Thursday, December 6

Most Responsible Drunk Driver Ever

Last night I had a few drinks called "pink drinks" that were served in pint sized glasses. Everyone kept asking what exactly was within the pinkness. "Well, you start with half a glass of vodka, add some sprite, and then top it all off with grenadine. Or cranberry juice. Whichever, just so long as it's pink."

Although I am not old enough for the medicare offers that keep coming in the mail (26! Not 62!), I am old enough to know when a drink is a disaster. And yet I had two. And then a few more delicious beverages. I don't want to belabor this, because Thursday night quarterbacking of Wednesday night's drinking is boring. The important thing is to know that I was scheduled this morning for my first driving lesson.

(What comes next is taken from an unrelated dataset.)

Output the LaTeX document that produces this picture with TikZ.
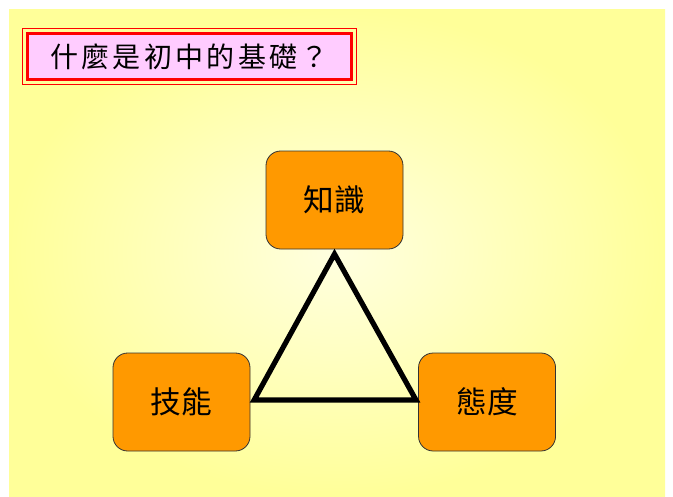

And so at 4:40 AM, when I woke up so parched that I could swear my body was only 89% water instead of 98%, my overwhelming worry was that I would still be drunk come my 8:30 lesson. I just sat through the five hour driving class, which is mainly devoted to the evils of drinking & driving, and the benefits of seat belts, so I am as fully aware and educated about the dangers of alcohol as I will ever be.

Which also means that I knew coffee, hot shower, cold shower would do nothing for me potential drunkenness. So instead I tossed and turned my way 'till the morning only to have my instructor call me and cancel the class. Although I'm still an idiot when it comes to beverage selection, this bodes well for my future as a non-drunken driver. I think.